Stated goal:
Determine how many lines of the entries contain "this". Reply with that number alone.
** start Source records **
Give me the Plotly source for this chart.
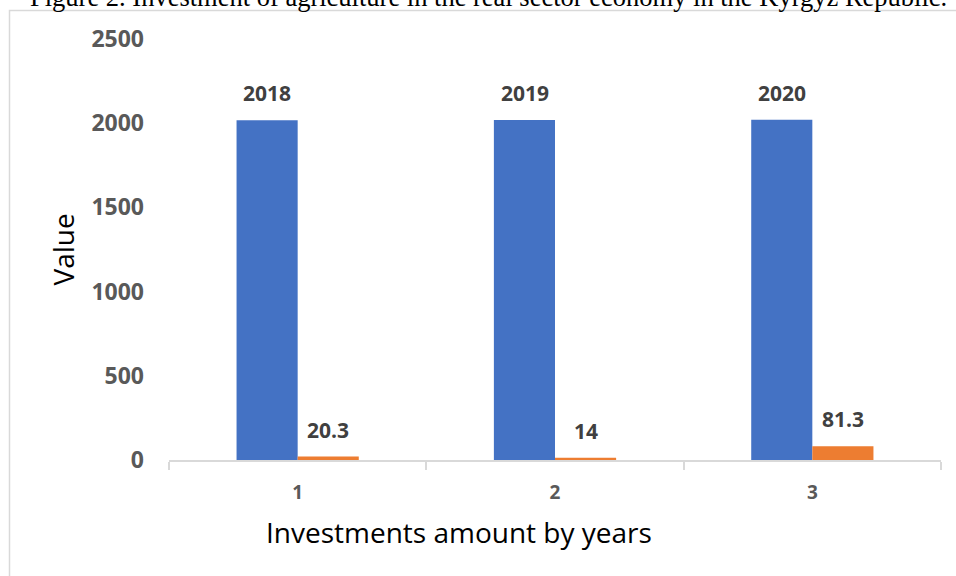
** end Source records **
** start Source records **
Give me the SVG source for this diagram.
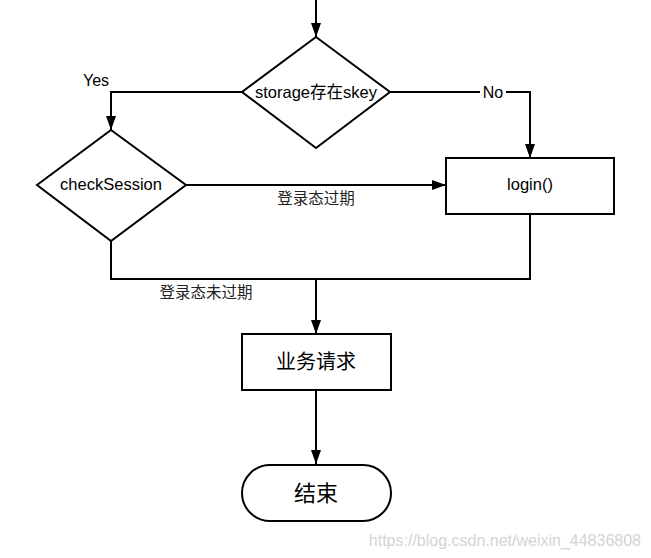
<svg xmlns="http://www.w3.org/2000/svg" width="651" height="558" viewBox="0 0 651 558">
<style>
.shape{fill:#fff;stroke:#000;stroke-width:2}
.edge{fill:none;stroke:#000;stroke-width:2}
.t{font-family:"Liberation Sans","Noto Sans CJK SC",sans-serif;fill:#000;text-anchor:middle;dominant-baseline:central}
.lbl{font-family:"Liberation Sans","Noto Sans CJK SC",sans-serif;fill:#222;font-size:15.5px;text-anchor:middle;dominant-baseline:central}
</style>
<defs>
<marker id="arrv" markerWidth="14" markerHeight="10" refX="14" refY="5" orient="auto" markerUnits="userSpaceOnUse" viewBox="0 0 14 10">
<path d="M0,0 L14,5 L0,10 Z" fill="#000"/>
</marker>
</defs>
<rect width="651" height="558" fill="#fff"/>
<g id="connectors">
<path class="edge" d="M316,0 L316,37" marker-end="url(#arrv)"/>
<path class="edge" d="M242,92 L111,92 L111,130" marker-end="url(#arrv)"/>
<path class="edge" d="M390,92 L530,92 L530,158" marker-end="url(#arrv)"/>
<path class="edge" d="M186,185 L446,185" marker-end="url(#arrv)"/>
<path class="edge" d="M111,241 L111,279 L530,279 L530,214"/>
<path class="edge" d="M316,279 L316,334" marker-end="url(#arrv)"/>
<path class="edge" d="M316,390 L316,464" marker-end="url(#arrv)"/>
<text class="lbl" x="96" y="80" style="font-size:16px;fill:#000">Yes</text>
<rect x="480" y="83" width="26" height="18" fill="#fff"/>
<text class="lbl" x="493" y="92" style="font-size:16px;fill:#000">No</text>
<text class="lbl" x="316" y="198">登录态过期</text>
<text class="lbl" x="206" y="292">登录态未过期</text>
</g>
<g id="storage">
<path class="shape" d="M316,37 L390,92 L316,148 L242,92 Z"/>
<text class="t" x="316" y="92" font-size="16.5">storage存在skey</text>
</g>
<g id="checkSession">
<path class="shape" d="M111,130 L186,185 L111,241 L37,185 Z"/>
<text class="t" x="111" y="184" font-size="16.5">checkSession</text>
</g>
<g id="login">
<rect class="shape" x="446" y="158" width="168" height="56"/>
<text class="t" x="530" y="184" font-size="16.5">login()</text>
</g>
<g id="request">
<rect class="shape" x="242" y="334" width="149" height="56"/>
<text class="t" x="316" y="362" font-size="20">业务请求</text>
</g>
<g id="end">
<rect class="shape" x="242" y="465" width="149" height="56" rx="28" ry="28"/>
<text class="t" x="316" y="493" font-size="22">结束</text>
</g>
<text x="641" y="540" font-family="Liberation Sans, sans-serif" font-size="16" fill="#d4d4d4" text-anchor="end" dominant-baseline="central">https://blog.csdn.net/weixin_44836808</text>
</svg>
** end Source records **
Written response:
2